وَإِذَا الْمَوْءُوْدَةُ سُئِلَتْ بِأَيِّ ذَنْبٍ قُتِلَتْ
“Dan apabila anak perempuan
yang dikubur hidup-hidup itu ditanya karena dosa apakah ia dibunuh?” (QS al-Takwîr [81]: 8-9)
Al-Hâfizh Ibnu Katsîr rahimahullâhu menyatakan bahwa anak
perempuan itu dikubur hidup-hidup oleh orang-orang jahiliyyah karena mereka
tidak suka dengan anak perempuan. Apabila anak perempuan itu selamat dari
tindakan tersebut dan tetap hidup maka ia hidup dalam keadaan dihinakan,
ditindas dan didzalimi, tidak diberikan hak waris walaupun si perempuan sangat
butuh karena fakirnya. Bahkan justru ia menjadi salah satu benda warisan bagi
anak laki-laki suaminya apabila suaminya meninggal dunia. Dan seorang pria dalam
adat jahiliyyah berhak menikahi berapa pun perempuan yang diinginkannya tanpa
ada batasan dan tanpa memerhatikan hak-hak para istrinya.
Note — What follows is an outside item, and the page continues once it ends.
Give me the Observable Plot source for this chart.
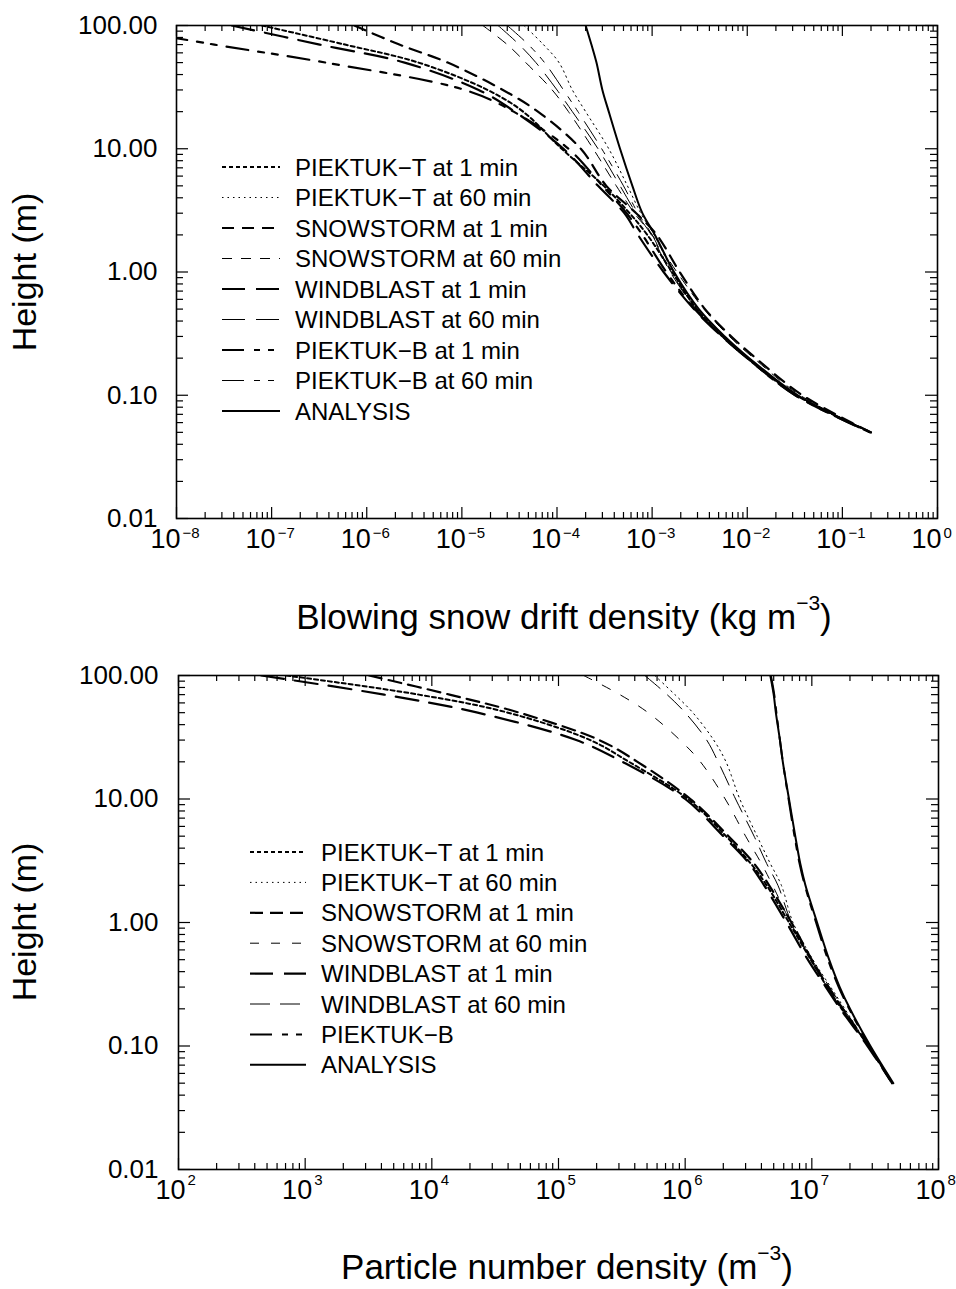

Ini kenyataan di kalangan bangsa
Arab sebelum diutusnya Rasulullah, kenyataan buruk yang sama juga terdapat pada
bangs-bangsa lain. Kita tengok perlakuan bangsa Yunani dan Romawi yang dulunya
dikatakan telah memiliki “peradaban yang tinggi”. Mereka menempatkan perempuan
tidak lebih dari sekedar barang murahan yang bebas untuk diperjualbelikan di
pasaran. Perempuan di sisi mereka tidak memiliki kemerdekaan dan kedudukan,
tidak pula diberi hak waris.
Bagi bangsa Yahudi, perempuan adalah
makhluk terlaknat karena sebabnyalah Nabi Adam melanggar larangan Allâh hingga
dikeluarkan dari surga. Sebagian golongan Yahudi menganggap ayah si perempuan
berhak memperjualbelikan putrinya. Perempuan juga dihinakan oleh para pemeluk
agama Nasrani. Sekitar abad ke-5 Masehi, para pemuka agama ini berkumpul untuk
membahas masalah perempuan; apakah perempuan itu sekedar tubuh tanpa ruh di
dalamnya, ataukah memiliki ruh sebagaimana lelaki? Keputusan akhir mereka
menyatakan perempuan itu tidak memiliki ruh yang selamat dari azab neraka
Jahannam, kecuali Maryam ibu ‘Isa. Dalam tradisi Yahudi perempuan dianggap
sebagai sumber laknat, karena dialah yang menyebabkan Adam terusir dari surga.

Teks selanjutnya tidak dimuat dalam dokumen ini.